Lalnuntluanga, according to an official statement, met director general of forests and special secretary to the ministry of environment, forests and climate change CP Goyal on Friday in Delhi. The statement said the repeated delay in sanctioning of fund for wages of TPF was due to snags in the financial system, especially for Mizoram and Maharashtra.
Goyal was quoted as saying that officials of the National Tiger Conservation Authority would take up the matter to ensure payment of unpaid wages to the TPF before the end of the current financial year. The TPF began an indefinite strike to demand unpaid wages from March 1.

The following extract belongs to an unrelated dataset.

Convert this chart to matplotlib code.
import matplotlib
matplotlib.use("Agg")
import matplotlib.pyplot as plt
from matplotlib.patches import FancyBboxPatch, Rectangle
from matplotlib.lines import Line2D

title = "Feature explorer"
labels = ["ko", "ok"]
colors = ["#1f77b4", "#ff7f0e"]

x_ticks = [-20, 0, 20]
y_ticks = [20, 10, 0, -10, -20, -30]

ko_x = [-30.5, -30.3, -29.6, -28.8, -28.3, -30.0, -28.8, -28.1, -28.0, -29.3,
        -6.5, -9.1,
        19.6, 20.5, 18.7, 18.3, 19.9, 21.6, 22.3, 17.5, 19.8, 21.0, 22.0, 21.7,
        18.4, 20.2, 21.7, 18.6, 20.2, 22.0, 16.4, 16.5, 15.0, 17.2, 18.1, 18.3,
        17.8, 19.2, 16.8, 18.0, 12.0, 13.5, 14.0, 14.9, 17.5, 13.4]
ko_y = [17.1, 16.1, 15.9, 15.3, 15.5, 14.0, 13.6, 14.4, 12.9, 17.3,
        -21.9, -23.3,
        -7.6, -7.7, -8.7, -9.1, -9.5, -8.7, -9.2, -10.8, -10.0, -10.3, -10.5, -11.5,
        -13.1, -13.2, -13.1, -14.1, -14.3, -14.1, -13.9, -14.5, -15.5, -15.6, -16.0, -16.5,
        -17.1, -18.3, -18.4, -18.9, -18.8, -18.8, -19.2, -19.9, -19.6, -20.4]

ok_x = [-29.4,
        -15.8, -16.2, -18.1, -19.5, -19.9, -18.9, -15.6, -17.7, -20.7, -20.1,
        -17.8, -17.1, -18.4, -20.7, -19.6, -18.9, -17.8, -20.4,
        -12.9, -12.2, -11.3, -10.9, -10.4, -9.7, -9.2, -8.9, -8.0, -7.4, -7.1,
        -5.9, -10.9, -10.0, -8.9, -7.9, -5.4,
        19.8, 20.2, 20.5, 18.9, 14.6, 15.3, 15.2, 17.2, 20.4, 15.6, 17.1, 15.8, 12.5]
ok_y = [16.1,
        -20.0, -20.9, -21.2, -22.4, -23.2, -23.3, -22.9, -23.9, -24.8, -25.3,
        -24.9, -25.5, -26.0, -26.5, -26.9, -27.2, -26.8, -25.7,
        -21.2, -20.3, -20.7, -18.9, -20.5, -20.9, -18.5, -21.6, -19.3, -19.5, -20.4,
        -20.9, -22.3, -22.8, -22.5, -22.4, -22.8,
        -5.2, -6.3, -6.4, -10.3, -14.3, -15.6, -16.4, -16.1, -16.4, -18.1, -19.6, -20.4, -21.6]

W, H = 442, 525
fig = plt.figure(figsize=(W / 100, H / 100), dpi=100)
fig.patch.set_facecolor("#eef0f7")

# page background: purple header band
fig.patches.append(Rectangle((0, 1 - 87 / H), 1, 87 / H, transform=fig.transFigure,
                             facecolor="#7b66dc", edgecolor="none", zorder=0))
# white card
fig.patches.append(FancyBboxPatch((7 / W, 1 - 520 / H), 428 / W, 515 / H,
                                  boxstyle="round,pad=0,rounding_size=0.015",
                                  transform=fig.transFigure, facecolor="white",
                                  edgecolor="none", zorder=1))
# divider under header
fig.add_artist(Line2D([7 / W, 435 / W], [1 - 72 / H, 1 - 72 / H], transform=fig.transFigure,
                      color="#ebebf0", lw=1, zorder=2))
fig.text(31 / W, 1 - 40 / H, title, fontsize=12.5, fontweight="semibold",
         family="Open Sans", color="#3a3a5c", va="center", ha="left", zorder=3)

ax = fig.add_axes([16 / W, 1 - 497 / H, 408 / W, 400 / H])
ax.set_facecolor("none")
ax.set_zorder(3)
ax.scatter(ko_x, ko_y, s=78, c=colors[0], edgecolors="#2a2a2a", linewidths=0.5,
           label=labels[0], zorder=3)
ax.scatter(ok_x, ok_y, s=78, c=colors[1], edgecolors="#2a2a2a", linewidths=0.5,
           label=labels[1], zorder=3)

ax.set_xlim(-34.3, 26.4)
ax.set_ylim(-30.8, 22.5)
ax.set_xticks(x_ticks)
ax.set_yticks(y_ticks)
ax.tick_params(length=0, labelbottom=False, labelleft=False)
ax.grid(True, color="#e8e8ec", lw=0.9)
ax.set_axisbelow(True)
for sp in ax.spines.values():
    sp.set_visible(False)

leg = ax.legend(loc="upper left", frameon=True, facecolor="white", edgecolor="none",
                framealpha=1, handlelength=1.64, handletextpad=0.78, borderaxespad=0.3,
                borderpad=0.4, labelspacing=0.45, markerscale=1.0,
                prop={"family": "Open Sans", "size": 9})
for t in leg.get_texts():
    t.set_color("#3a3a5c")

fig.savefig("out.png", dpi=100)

The strike could not have come at a worse time from the conservation point of view because it leaves one of the most bio-diverse patches of tropical rainforests south of the Brahmaputra unguarded just as the dry season climaxes. The dry season means wildlife will congregate in large numbers in the few watering holes just when dry, sparse foliage offers poachers clearer lines of sight. A forest fire had already consumed a portion of the Dampa Tiger Reserve during the first week of March.
Added to this is the start of the season for collecting 'anchiri' (Paris polyphylla), a native flowering plant, widely used for medicinal purposes, to sell to traders from elsewhere.